Thursday, January 10, 2019

Trump news on Youtube Jan 10 2019

'I said bye-bye!' Trump storms out of Situation Room talks with Chuck and Nancy

A furious President Donald Trump walked out of a White House meeting with congressional leaders on Wednesday when Democrats refused to promise they would fund his border wall project in exchange for ending a weeks-old government shutdown.

'Just left a meeting with Chuck and Nancy, a total waste of time,' Trump tweeted, referring to House Speaker Nancy Pelosi and Senate Minority Leader Chuck Schumer, who met with him in the Situation Room along with other Republican and Democratic congressional leaders.

'I asked what is going to happen in 30 days if I quickly open things up, are you going to approve Border Security which includes a Wall or Steel Barrier? Nancy said, NO. I said bye-bye, nothing else works!'.

Vice President Mike Pence told reporters gathered outside the West Wing that Trump had indeed ended the meeting quickly when Pelosi said Democrats were not prepared to make him any guarantees.

Schumer accused Trump of a 'temper tantrum' and told reporters outside the White House: 'He sort of slammed the table and when Leader Pelosi said she didn't agree with the wall he just walked out and said: 'We have nothing to discuss.

'He said it was a waste of his time,' House Majority Leader Steny Hoyer charged.

Pelosi charged that Trump 'seems to be insensitive' to the impact of a partial government shutdown on rank-and-file federal employees who will see their first lapse in payroll on Friday.

'He thinks maybe they can just ask their father for more money. But they can't,' she jabbed.

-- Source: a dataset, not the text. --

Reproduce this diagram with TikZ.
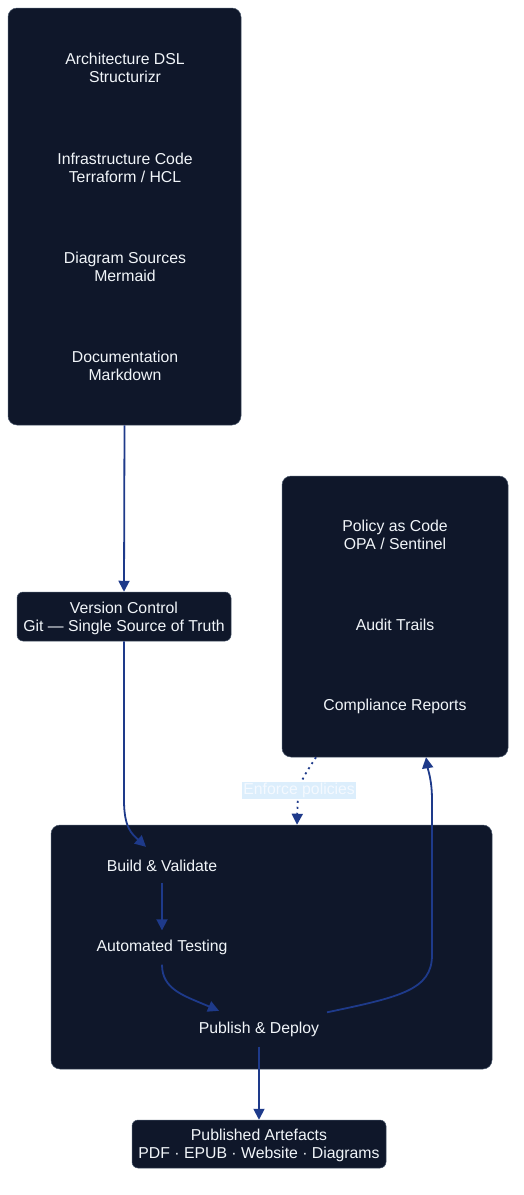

Pelosi added that she had told the president that 'the evidence does not support the situation you describe,' referring to his claims that human trafficking, narcotics smuggling and a criminal epidemic constitute a border crisis.

Schumer recounted a scene where Trump 'sort of slammed the table, and when Leader Pelosi said she didn't agree with the wall he just walked out and said, 'We have nothing to discuss'.

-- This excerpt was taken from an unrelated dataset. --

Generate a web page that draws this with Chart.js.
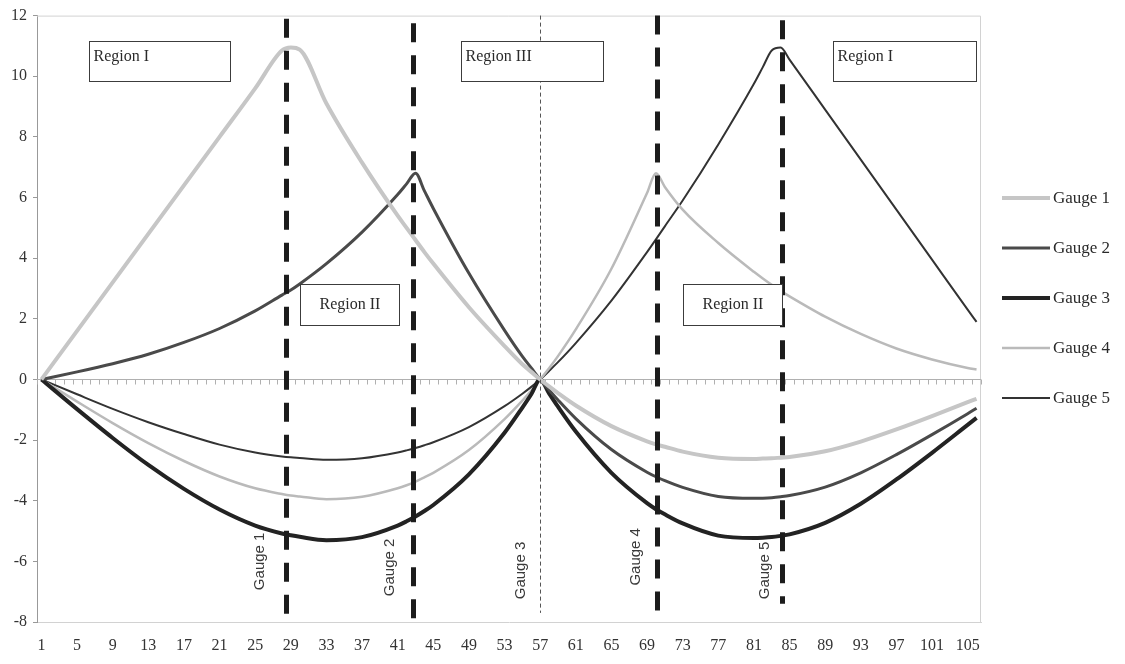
<!DOCTYPE html>
<html>
<head>
<meta charset="utf-8">
<script src="https://cdn.jsdelivr.net/npm/chart.js@4.4.1/dist/chart.umd.min.js"></script>
<style>
  body { margin: 0; background: #fff; }
</style>
</head>
<body>
<canvas id="chart" width="1125" height="664"></canvas>
<script>
// categories 1..106 along the x axis
const categories = Array.from({ length: 106 }, (_, i) => String(i + 1));

const sampleAt = [1, 5, 9, 13, 17, 21, 25, 28, 29, 30, 33, 37, 41, 42, 43, 44, 45, 49, 53, 55, 56, 57,
  58, 59, 61, 65, 69, 70, 71, 73, 77, 81, 82, 83, 84, 85, 89, 93, 97, 101, 105, 106];

const gauge1 = [0, 1.6, 3.2, 4.8, 6.4, 8.0, 9.6, 10.85, 10.95, 10.88, 9.1, 7.15, 5.4, 5.0, 4.6, 4.2, 3.82, 2.38, 1.1, 0.5, 0.25, 0,
  -0.23, -0.45, -0.86, -1.54, -2.04, -2.14, -2.22, -2.38, -2.58, -2.62, -2.61, -2.6, -2.58, -2.56, -2.37, -2.05, -1.65, -1.21, -0.75, -0.64];
const gauge2 = [0, 0.25, 0.52, 0.83, 1.22, 1.68, 2.26, 2.78, 2.95, 3.15, 3.82, 4.86, 6.1, 6.45, 6.8, 6.22, 5.64, 3.5, 1.62, 0.76, 0.38, 0,
  -0.345, -0.675, -1.29, -2.31, -3.06, -3.21, -3.34, -3.56, -3.86, -3.92, -3.915, -3.9, -3.87, -3.83, -3.55, -3.08, -2.48, -1.82, -1.13, -0.95];
const gauge3 = [0, -0.98, -1.93, -2.82, -3.61, -4.29, -4.82, -5.08, -5.14, -5.19, -5.3, -5.2, -4.82, -4.68, -4.52, -4.34, -4.14, -3.13, -1.76, -0.93, -0.49, 0,
  -0.46, -0.9, -1.72, -3.08, -4.08, -4.28, -4.45, -4.75, -5.15, -5.23, -5.22, -5.2, -5.16, -5.11, -4.73, -4.1, -3.3, -2.42, -1.5, -1.27];
const gauge4 = [0, -0.73, -1.44, -2.1, -2.69, -3.2, -3.59, -3.78, -3.83, -3.86, -3.95, -3.87, -3.59, -3.49, -3.37, -3.23, -3.08, -2.33, -1.31, -0.7, -0.37, 0,
  0.37, 0.77, 1.65, 3.65, 6.15, 6.8, 6.35, 5.6, 4.5, 3.55, 3.33, 3.12, 2.92, 2.74, 2.07, 1.5, 1.02, 0.66, 0.38, 0.33];
const gauge5 = [0, -0.49, -0.97, -1.41, -1.8, -2.15, -2.41, -2.54, -2.57, -2.59, -2.65, -2.6, -2.41, -2.34, -2.26, -2.17, -2.07, -1.57, -0.88, -0.47, -0.245, 0,
  0.28, 0.57, 1.2, 2.6, 4.2, 4.62, 5.05, 5.9, 7.75, 9.75, 10.3, 10.85, 10.95, 10.55, 8.9, 7.25, 5.6, 3.95, 2.3, 1.9];

const seriesNames = ['Gauge 1', 'Gauge 2', 'Gauge 3', 'Gauge 4', 'Gauge 5'];
const seriesValues = [gauge1, gauge2, gauge3, gauge4, gauge5];
const yTicks = [-8, -6, -4, -2, 0, 2, 4, 6, 8, 10, 12];

// gauge locations (category) and the region notes
const gaugeAt = [28.5, 42.7, 57, 70.1, 84.2];

const lineStyles = [
  { color: '#c6c6c6', width: 4 },
  { color: '#4a4a4a', width: 3 },
  { color: '#232323', width: 4 },
  { color: '#bababa', width: 2.5 },
  { color: '#333333', width: 2 }
];

// annotation layout: gauge marker spans (y values), label anchors, region boxes
const markers = [
  { top: 11.9, bottom: -8, thin: false, label: [25.5, -6.0] },
  { top: 11.75, bottom: -8, thin: false, label: [40.1, -6.2] },
  { top: 12, bottom: -7.7, thin: true, label: [54.8, -6.3] },
  { top: 12, bottom: -7.85, thin: false, label: [67.7, -5.85] },
  { top: 11.85, bottom: -7.4, thin: false, label: [82.2, -6.3] }
];
const regions = [
  { text: 'Region I', x0: 6.3, x1: 22.2, yTop: 11.15, yBot: 9.83, center: false },
  { text: 'Region III', x0: 48.1, x1: 64.0, yTop: 11.15, yBot: 9.83, center: false },
  { text: 'Region I', x0: 89.9, x1: 105.9, yTop: 11.15, yBot: 9.83, center: false },
  { text: 'Region II', x0: 30.0, x1: 41.2, yTop: 3.16, yBot: 1.78, center: true },
  { text: 'Region II', x0: 73.0, x1: 84.2, yTop: 3.16, yBot: 1.78, center: true }
];

const serif = 'Liberation Serif, Times New Roman, serif';

const overlay = {
  id: 'overlay',
  beforeDatasetsDraw(chart) {
    const { ctx, chartArea: a, scales: { x, y } } = chart;
    ctx.save();
    // frame (top and right)
    ctx.strokeStyle = '#d2d2d2';
    ctx.lineWidth = 1;
    ctx.beginPath();
    ctx.moveTo(a.left, a.top + 0.5);
    ctx.lineTo(a.right - 0.5, a.top + 0.5);
    ctx.lineTo(a.right - 0.5, a.bottom);
    ctx.stroke();

    // horizontal axis through zero with a tick between categories
    const y0 = Math.round(y.getPixelForValue(0)) + 0.5;
    const half = (x.getPixelForValue(1) - x.getPixelForValue(0)) / 2;
    ctx.strokeStyle = '#b0b0b0';
    ctx.beginPath();
    ctx.moveTo(a.left, y0);
    ctx.lineTo(a.right, y0);
    for (let i = 0; i <= categories.length; i++) {
      const px = Math.round(x.getPixelForValue(i) - half) + 0.5;
      ctx.moveTo(px, y0);
      ctx.lineTo(px, y0 + 5);
    }
    ctx.stroke();

    // rotated gauge labels (sit under the curves)
    ctx.fillStyle = '#3a3a3a';
    ctx.font = '15px Liberation Sans, Arial, sans-serif';
    ctx.textAlign = 'center';
    ctx.textBaseline = 'middle';
    markers.forEach((m, i) => {
      ctx.save();
      ctx.translate(x.getPixelForValue(m.label[0] - 1), y.getPixelForValue(m.label[1]));
      ctx.rotate(-Math.PI / 2);
      ctx.fillText(seriesNames[i], 0, 0);
      ctx.restore();
    });
    ctx.restore();
  },
  afterDatasetsDraw(chart) {
    const { ctx, scales: { x, y } } = chart;
    ctx.save();
    // gauge markers
    markers.forEach((m, i) => {
      const px = Math.round(x.getPixelForValue(gaugeAt[i] - 1)) + 0.5;
      ctx.beginPath();
      if (m.thin) {
        ctx.strokeStyle = '#555';
        ctx.lineWidth = 1;
        ctx.setLineDash([4, 3]);
      } else {
        ctx.strokeStyle = '#1c1c1c';
        ctx.lineWidth = 5;
        ctx.setLineDash([19, 13]);
      }
      ctx.moveTo(px, y.getPixelForValue(m.top));
      ctx.lineTo(px, y.getPixelForValue(m.bottom));
      ctx.stroke();
    });
    ctx.setLineDash([]);

    // region notes
    ctx.font = '16px ' + serif;
    ctx.textBaseline = 'alphabetic';
    regions.forEach(r => {
      const l = Math.round(x.getPixelForValue(r.x0 - 1)) + 0.5;
      const rr = Math.round(x.getPixelForValue(r.x1 - 1)) + 0.5;
      const t = Math.round(y.getPixelForValue(r.yTop)) + 0.5;
      const b = Math.round(y.getPixelForValue(r.yBot)) + 0.5;
      ctx.fillStyle = '#fff';
      ctx.fillRect(l, t, rr - l, b - t);
      ctx.strokeStyle = '#3c3c3c';
      ctx.lineWidth = 1;
      ctx.strokeRect(l, t, rr - l, b - t);
      ctx.fillStyle = '#2a2a2a';
      if (r.center) {
        ctx.textAlign = 'center';
        ctx.fillText(r.text, (l + rr) / 2, t + 24);
      } else {
        ctx.textAlign = 'left';
        ctx.fillText(r.text, l + 4, t + 19);
      }
    });

    // legend on the right
    ctx.textAlign = 'left';
    ctx.textBaseline = 'middle';
    ctx.font = '17px ' + serif;
    seriesNames.forEach((name, i) => {
      const ly = 198 + i * 50;
      ctx.strokeStyle = lineStyles[i].color;
      ctx.lineWidth = lineStyles[i].width;
      ctx.beginPath();
      ctx.moveTo(1002, ly);
      ctx.lineTo(1050, ly);
      ctx.stroke();
      ctx.fillStyle = '#2a2a2a';
      ctx.fillText(name, 1053, ly + 1);
    });
    ctx.restore();
  }
};

const datasets = seriesNames.map((name, k) => ({
  label: name,
  data: sampleAt.map((c, i) => ({ x: String(c), y: seriesValues[k][i] })),
  borderColor: lineStyles[k].color,
  borderWidth: lineStyles[k].width,
  backgroundColor: lineStyles[k].color,
  cubicInterpolationMode: 'monotone',
  pointRadius: 0,
  fill: false
}));

new Chart(document.getElementById('chart').getContext('2d'), {
  type: 'line',
  data: { labels: categories, datasets: datasets },
  options: {
    responsive: false,
    devicePixelRatio: 1,
    animation: false,
    layout: { padding: { top: 14, right: 144, left: 0, bottom: 0 } },
    plugins: { legend: { display: false }, tooltip: { enabled: false } },
    scales: {
      x: {
        offset: true,
        grid: { display: false, drawTicks: false },
        border: { color: '#d2d2d2' },
        ticks: {
          autoSkip: false,
          maxRotation: 0,
          padding: 14,
          color: '#333',
          font: { family: serif, size: 16 },
          callback: (v, i) => (i % 4 === 0 ? categories[i] : '')
        },
        afterFit: s => { s.height = 42; }
      },
      y: {
        min: yTicks[0],
        max: yTicks[yTicks.length - 1],
        afterBuildTicks: s => { s.ticks = yTicks.map(v => ({ value: v })); },
        ticks: { padding: 6, color: '#333', font: { family: serif, size: 16 } },
        grid: { drawOnChartArea: false, tickLength: 4, color: '#999' },
        border: { color: '#999' },
        afterFit: s => { s.width = 37; }
      }
    }
  },
  plugins: [overlay]
});
</script>
</body>
</html>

'This was really, really unfortunate and in my judgment somewhat unbecoming of the presidency,' Schumer complained.

Pence and House Minority leader Kevin McCarthy played clean-up, painting a picture of a congenial meeting that the Democrats fouled through sheer stubbornness with the president even offering candy to his Democratic rivals.

'The president walked into the room and passed out candy,' Pence said. 'I don't recall him ever raising his voice or slamming his hand.

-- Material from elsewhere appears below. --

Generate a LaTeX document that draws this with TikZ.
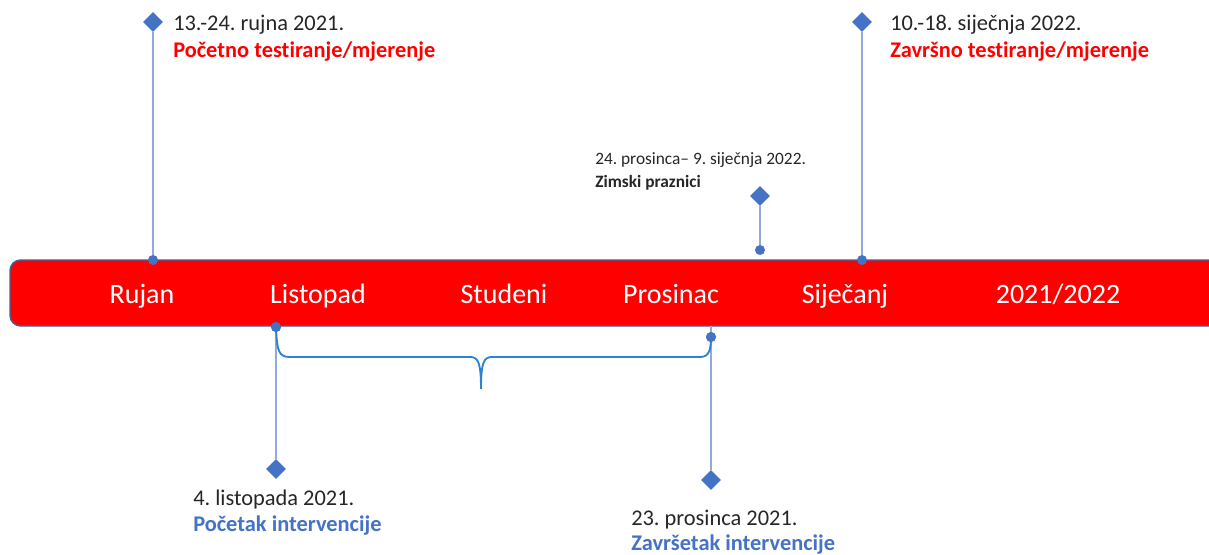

This is a president who feels very strongly about his commitment to see to the security of the American people.'. A White House official told DailyMail. com the president offered 'little mini candy bars - m&ms, peanut butter cups, butterfingers.

McCarthy charged Democrats with lying about what happened in meeting. 'Their behavior is embarrassing to me.

And the way to come out to this floor and talk about a meeting in a manner that did not take place in there is disturbing to me,' he told reporters at the White House.

McCarthy claimed Trump 'turned to the speaker and politely asked her, 'Okay, Nancy, if we open the government up in 30 days, could we have border security?''.

'She raised her hand and said, 'No, not at all',' he recalled. 'The president calmly said, 'I guess you're still not wanting to deal with the problem.' The president wants to solve this problem.

That's why he continues to bring us down. That's why he's put offers on the table. Not once have the Democrats offered anything back.'. It was Schumer, he claimed, who 'began to raise his voice.

McCarthy said the way the Democrats portrayed the meeting was 'embarrassing. Senate Minority Whip Dick Durbin, an Illinois Democrat, told reporters on Capitol Hill after the White House showdown that Trump had appeared confused about why he was meeting with his nemeses.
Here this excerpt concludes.